Oriental Stir Fry Sauce

By Chuck Underwood @brandnewvegan

Oriental Stir Fry Sauce

A good sauce can make all the difference in the world to an otherwise boring plate of rice or veggies.  

Of course I try to make sure all my sauces are made from Vegan ingredients, but I also try to make them as fat-free as I can.  Because we all know the fat you eat is the fat you wear – right?

This Oriental Stir Fry Sauce fits the bill perfectly.

It’s completely Vegan, Low-Fat, easy to make, and very, very tasty.  As an added benefit, the molasses gives it a nice iron kick, a mineral many Vegans worry about when switching their diets to plant-based.

As you can see in the photo we used it for our lunch yesterday to top off some Udon Noodles.

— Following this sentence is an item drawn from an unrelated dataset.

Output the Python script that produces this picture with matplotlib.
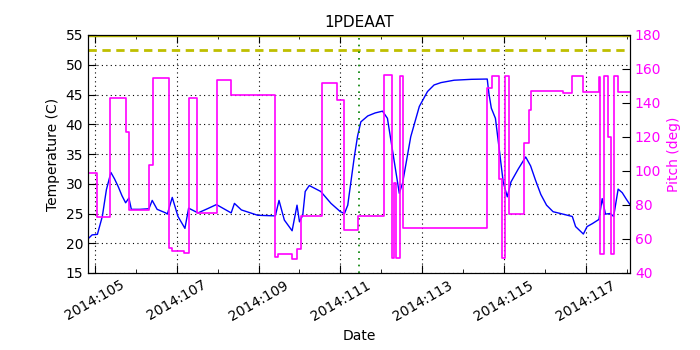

Quick and tasty.  Give it a try!

 

Print Oriental Stir Fry Sauce

Cook time:  10 mins

Total time:  10 mins

Serves: 4

This Oriental Stir Fry Sauce is our most popular recipe! It’s completely Vegan, Low-Fat, easy to make, and very, very tasty. As an added benefit, the molasses gives it a nice iron kick, a mineral many Vegans worry about when switching their diets to plant-based. Ingredients
  • ¾ cup low sodium vegetable broth
  • 3 tbs low sodium soy sauce
  • 1 tbsp rice vinegar
  • 1 tbsp blackstrap molasses
  • 1 tbsp chopped garlic (2-3 cloves)
  • ½ tsp powdered ginger (or about 1 tbsp of chopped fresh)
  • 1 tbsp corn starch
  • 1 tbsp water
Instructions
  1. Whisk all the ingredients over med low heat until it starts to bubble.
  2. Mix the corn starch and 1 tbsp water in a separate cup and slowly pour it in to the sauce.
  3. It will start to thicken immediately.
  4. Leave it on the heat and whisk continuously until you get the thickness you desire.